» **Instruction**: Write out every line of the material as it stands, apart from the pictures.

» **Input rows**:
———
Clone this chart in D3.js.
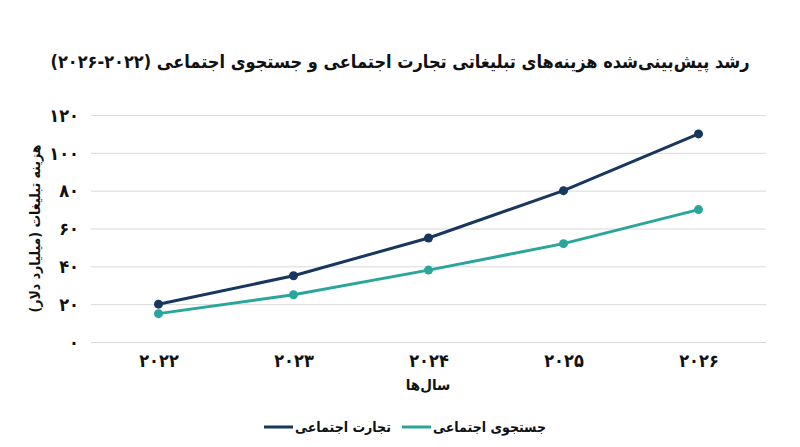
<!DOCTYPE html>
<html>
<head>
<meta charset="utf-8">
<script src="https://cdn.jsdelivr.net/npm/d3@7"></script>
<style>
  body { margin: 0; background: #fff; }
  text { font-family: "DejaVu Sans Condensed", "DejaVu Sans", sans-serif; fill: #111; }
  .grid line { stroke: #d9d9d9; stroke-width: 1; }
  .tick text { font-weight: bold; font-size: 18px; }
</style>
</head>
<body>
<div id="chart"></div>
<script>
// data
var years = ["2022", "2023", "2024", "2025", "2026"];
var yearLabels = ["۲۰۲۲", "۲۰۲۳", "۲۰۲۴", "۲۰۲۵", "۲۰۲۶"];
var socialCommerce = [20, 35, 55, 80, 110];
var socialSearch = [15, 25, 38, 52, 70];
var yTicks = [0, 20, 40, 60, 80, 100, 120];
var seriesNames = ["تجارت اجتماعی", "جستجوی اجتماعی"];
var seriesColors = ["#17375e", "#2aa59c"];

var svgWidth = 800, svgHeight = 447;
var margin = { top: 115, bottom: 105, left: 91, right: 34 };
var width = svgWidth - margin.left - margin.right;
var height = svgHeight - margin.top - margin.bottom;

var toFa = function(n) {
  return String(n).replace(/\d/g, function(d) { return "۰۱۲۳۴۵۶۷۸۹"[+d]; });
};

var svg = d3.select("#chart").append("svg")
  .attr("width", svgWidth).attr("height", svgHeight);

var chartGroup = svg.append("g")
  .attr("transform", `translate(${margin.left}, ${margin.top})`);

var x = d3.scalePoint().domain(years).range([0, width]).padding(0.5);
var y = d3.scaleLinear().domain([0, 120]).range([height, 0]);

// gridlines + y labels
var yAxis = chartGroup.append("g").attr("class", "grid")
  .call(d3.axisLeft(y).tickValues(yTicks).tickSize(-width).tickFormat(toFa));
yAxis.select(".domain").remove();
yAxis.selectAll(".tick text").attr("x", -12).attr("dy", "0.35em");

// x labels
var xAxis = chartGroup.append("g")
  .attr("transform", `translate(0, ${height})`)
  .call(d3.axisBottom(x).tickSize(0).tickFormat((d, i) => yearLabels[i]));
xAxis.select(".domain").remove();
xAxis.selectAll(".tick text").attr("y", 12);

var series = [socialCommerce, socialSearch];
var line = d3.line().x((d, i) => x(years[i])).y(d => y(d));

series.forEach(function(vals, s) {
  chartGroup.append("path")
    .datum(vals)
    .attr("fill", "none")
    .attr("stroke", seriesColors[s])
    .attr("stroke-width", 3)
    .attr("d", line);
  chartGroup.selectAll(".pt" + s)
    .data(vals)
    .enter()
    .append("circle")
    .attr("cx", (d, i) => x(years[i]))
    .attr("cy", d => y(d))
    .attr("r", 4.5)
    .attr("fill", seriesColors[s]);
});

// title
svg.append("text")
  .attr("x", 400).attr("y", 68)
  .attr("text-anchor", "middle")
  .attr("direction", "rtl")
  .style("font-size", "18px").style("font-weight", "bold")
  .text("رشد پیش‌بینی‌شده هزینه‌های تبلیغاتی تجارت اجتماعی و جستجوی اجتماعی (۲۰۲۲-۲۰۲۶)");

// axis titles
svg.append("text")
  .attr("transform", `translate(40, ${margin.top + height / 2}) rotate(-90)`)
  .attr("text-anchor", "middle")
  .attr("direction", "rtl")
  .style("font-size", "14px").style("font-weight", "bold")
  .text("هزینه تبلیغات (میلیارد دلار)");

svg.append("text")
  .attr("x", 428).attr("y", 390)
  .attr("text-anchor", "middle")
  .attr("direction", "rtl")
  .style("font-size", "15px").style("font-weight", "bold")
  .text("سال‌ها");

// legend
var legend = [
  { name: seriesNames[0], color: seriesColors[0], x: 264 },
  { name: seriesNames[1], color: seriesColors[1], x: 402 }
];
legend.forEach(function(l) {
  svg.append("line")
    .attr("x1", l.x).attr("x2", l.x + 29)
    .attr("y1", 427).attr("y2", 427)
    .attr("stroke", l.color).attr("stroke-width", 3);
  svg.append("text")
    .attr("x", l.x + 31).attr("y", 432)
    .attr("text-anchor", "end")
    .attr("direction", "rtl")
    .style("font-size", "14px").style("font-weight", "bold")
    .text(l.name);
});
</script>
</body>
</html>
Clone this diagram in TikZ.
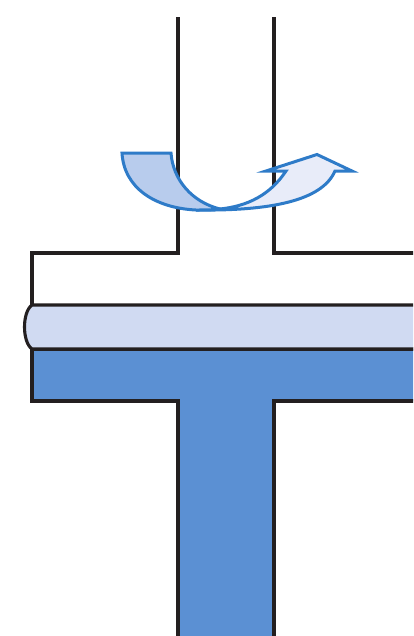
\documentclass[tikz,border=0pt]{standalone}
\usepackage{xcolor}
\usetikzlibrary{calc}
\definecolor{wall}{HTML}{231F20}
\definecolor{mblue}{HTML}{5B90D3}
\definecolor{mpale}{HTML}{D0DAF2}
\definecolor{flowedge}{HTML}{2E7BC8}
\definecolor{flowin}{HTML}{B8CCED}
\definecolor{flowout}{HTML}{E8ECF9}
\begin{document}
\begin{tikzpicture}[
    x=0.02cm, y=-0.02cm,
    wallline/.style={draw=wall, line width=0.062cm, line join=miter},
    flowline/.style={draw=flowedge, line width=0.06cm, line join=miter}
]
    \useasboundingbox (0,0) rectangle (413,636);
    \begin{scope}
    \clip (0,0) rectangle (413,636);
    % upper channel
    \draw[wallline] (178,17) -- (178,253) -- (32,253) -- (32,305);
    \draw[wallline] (274,17) -- (274,253) -- (420,253);
    % lower T
    \draw[wallline, fill=mblue] (32,349) -- (32,401) -- (178,401) -- (178,645) -- (274,645) -- (274,401) -- (420,401) -- (420,349) -- cycle;
    % membrane
    \draw[wallline, fill=mpale] (420,305) -- (32,305) .. controls (22,312) and (22,342) .. (32,349) -- (420,349);
    % flow arrow
    \draw[flowline, fill=flowout] (220,209) .. controls (248,206) and (270,195) .. (286,171) -- (266,171) -- (317,154.5) -- (352,171) -- (335,171) .. controls (322,201) and (270,211) .. (196,210) -- cycle;
    \draw[flowline, fill=flowin] (122,153) -- (171,153) .. controls (173,180) and (192,202) .. (220,209) .. controls (212,210) and (204,210) .. (196,210) .. controls (155,208) and (124,188) .. cycle;
    \end{scope}
\end{tikzpicture}
\end{document}
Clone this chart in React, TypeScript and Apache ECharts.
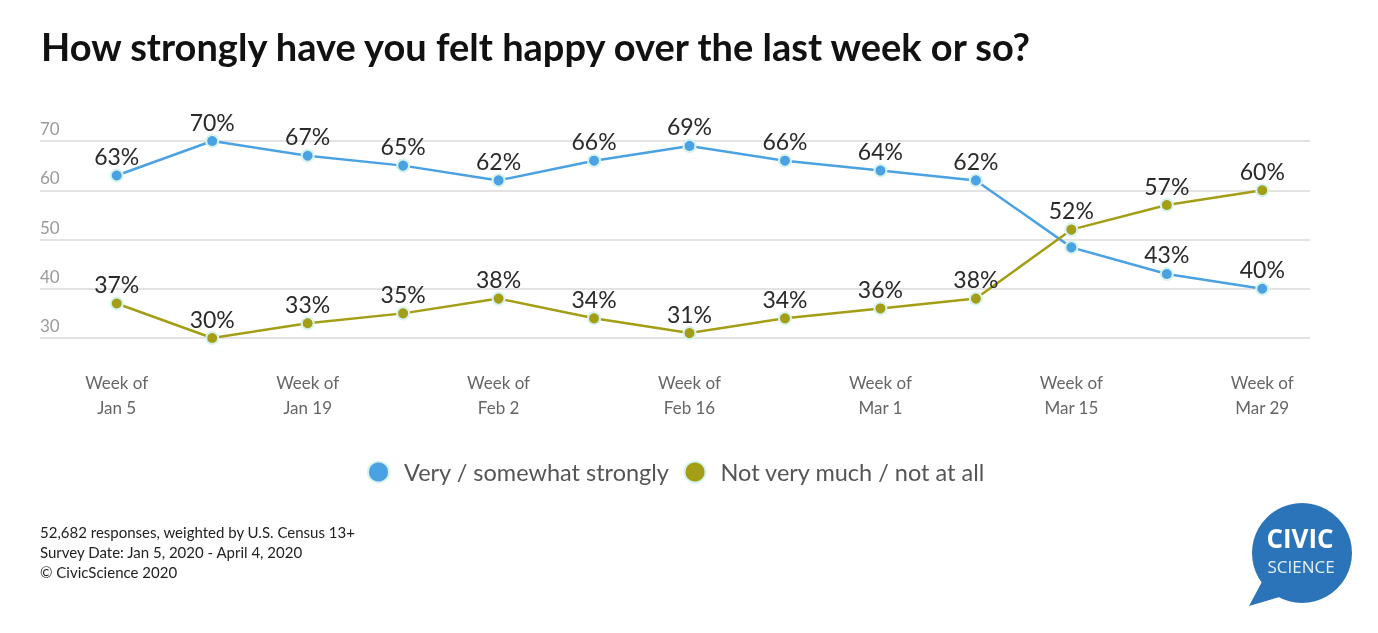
———
» **Result for this exercise**:
Clone this chart in D3.js.
<!DOCTYPE html>
<html>
<head>
<meta charset="utf-8">
<script src="https://cdn.jsdelivr.net/npm/d3@7"></script>
<style>
  body { margin: 0; background: #fff; }
  text { font-family: "DejaVu Sans Condensed", "DejaVu Sans", sans-serif; fill: #111; }
  .grid line { stroke: #d9d9d9; stroke-width: 1; }
  .tick text { font-weight: bold; font-size: 18px; }
</style>
</head>
<body>
<div id="chart"></div>
<script>
// data
var years = ["2022", "2023", "2024", "2025", "2026"];
var yearLabels = ["۲۰۲۲", "۲۰۲۳", "۲۰۲۴", "۲۰۲۵", "۲۰۲۶"];
var socialCommerce = [20, 35, 55, 80, 110];
var socialSearch = [15, 25, 38, 52, 70];
var yTicks = [0, 20, 40, 60, 80, 100, 120];
var seriesNames = ["تجارت اجتماعی", "جستجوی اجتماعی"];
var seriesColors = ["#17375e", "#2aa59c"];

var svgWidth = 800, svgHeight = 447;
var margin = { top: 115, bottom: 105, left: 91, right: 34 };
var width = svgWidth - margin.left - margin.right;
var height = svgHeight - margin.top - margin.bottom;

var toFa = function(n) {
  return String(n).replace(/\d/g, function(d) { return "۰۱۲۳۴۵۶۷۸۹"[+d]; });
};

var svg = d3.select("#chart").append("svg")
  .attr("width", svgWidth).attr("height", svgHeight);

var chartGroup = svg.append("g")
  .attr("transform", `translate(${margin.left}, ${margin.top})`);

var x = d3.scalePoint().domain(years).range([0, width]).padding(0.5);
var y = d3.scaleLinear().domain([0, 120]).range([height, 0]);

// gridlines + y labels
var yAxis = chartGroup.append("g").attr("class", "grid")
  .call(d3.axisLeft(y).tickValues(yTicks).tickSize(-width).tickFormat(toFa));
yAxis.select(".domain").remove();
yAxis.selectAll(".tick text").attr("x", -12).attr("dy", "0.35em");

// x labels
var xAxis = chartGroup.append("g")
  .attr("transform", `translate(0, ${height})`)
  .call(d3.axisBottom(x).tickSize(0).tickFormat((d, i) => yearLabels[i]));
xAxis.select(".domain").remove();
xAxis.selectAll(".tick text").attr("y", 12);

var series = [socialCommerce, socialSearch];
var line = d3.line().x((d, i) => x(years[i])).y(d => y(d));

series.forEach(function(vals, s) {
  chartGroup.append("path")
    .datum(vals)
    .attr("fill", "none")
    .attr("stroke", seriesColors[s])
    .attr("stroke-width", 3)
    .attr("d", line);
  chartGroup.selectAll(".pt" + s)
    .data(vals)
    .enter()
    .append("circle")
    .attr("cx", (d, i) => x(years[i]))
    .attr("cy", d => y(d))
    .attr("r", 4.5)
    .attr("fill", seriesColors[s]);
});

// title
svg.append("text")
  .attr("x", 400).attr("y", 68)
  .attr("text-anchor", "middle")
  .attr("direction", "rtl")
  .style("font-size", "18px").style("font-weight", "bold")
  .text("رشد پیش‌بینی‌شده هزینه‌های تبلیغاتی تجارت اجتماعی و جستجوی اجتماعی (۲۰۲۲-۲۰۲۶)");

// axis titles
svg.append("text")
  .attr("transform", `translate(40, ${margin.top + height / 2}) rotate(-90)`)
  .attr("text-anchor", "middle")
  .attr("direction", "rtl")
  .style("font-size", "14px").style("font-weight", "bold")
  .text("هزینه تبلیغات (میلیارد دلار)");

svg.append("text")
  .attr("x", 428).attr("y", 390)
  .attr("text-anchor", "middle")
  .attr("direction", "rtl")
  .style("font-size", "15px").style("font-weight", "bold")
  .text("سال‌ها");

// legend
var legend = [
  { name: seriesNames[0], color: seriesColors[0], x: 264 },
  { name: seriesNames[1], color: seriesColors[1], x: 402 }
];
legend.forEach(function(l) {
  svg.append("line")
    .attr("x1", l.x).attr("x2", l.x + 29)
    .attr("y1", 427).attr("y2", 427)
    .attr("stroke", l.color).attr("stroke-width", 3);
  svg.append("text")
    .attr("x", l.x + 31).attr("y", 432)
    .attr("text-anchor", "end")
    .attr("direction", "rtl")
    .style("font-size", "14px").style("font-weight", "bold")
    .text(l.name);
});
</script>
</body>
</html>
Clone this diagram in TikZ.
\documentclass[tikz,border=0pt]{standalone}
\usepackage{xcolor}
\usetikzlibrary{calc}
\definecolor{wall}{HTML}{231F20}
\definecolor{mblue}{HTML}{5B90D3}
\definecolor{mpale}{HTML}{D0DAF2}
\definecolor{flowedge}{HTML}{2E7BC8}
\definecolor{flowin}{HTML}{B8CCED}
\definecolor{flowout}{HTML}{E8ECF9}
\begin{document}
\begin{tikzpicture}[
    x=0.02cm, y=-0.02cm,
    wallline/.style={draw=wall, line width=0.062cm, line join=miter},
    flowline/.style={draw=flowedge, line width=0.06cm, line join=miter}
]
    \useasboundingbox (0,0) rectangle (413,636);
    \begin{scope}
    \clip (0,0) rectangle (413,636);
    % upper channel
    \draw[wallline] (178,17) -- (178,253) -- (32,253) -- (32,305);
    \draw[wallline] (274,17) -- (274,253) -- (420,253);
    % lower T
    \draw[wallline, fill=mblue] (32,349) -- (32,401) -- (178,401) -- (178,645) -- (274,645) -- (274,401) -- (420,401) -- (420,349) -- cycle;
    % membrane
    \draw[wallline, fill=mpale] (420,305) -- (32,305) .. controls (22,312) and (22,342) .. (32,349) -- (420,349);
    % flow arrow
    \draw[flowline, fill=flowout] (220,209) .. controls (248,206) and (270,195) .. (286,171) -- (266,171) -- (317,154.5) -- (352,171) -- (335,171) .. controls (322,201) and (270,211) .. (196,210) -- cycle;
    \draw[flowline, fill=flowin] (122,153) -- (171,153) .. controls (173,180) and (192,202) .. (220,209) .. controls (212,210) and (204,210) .. (196,210) .. controls (155,208) and (124,188) .. cycle;
    \end{scope}
\end{tikzpicture}
\end{document}
Clone this chart in React, TypeScript and Apache ECharts.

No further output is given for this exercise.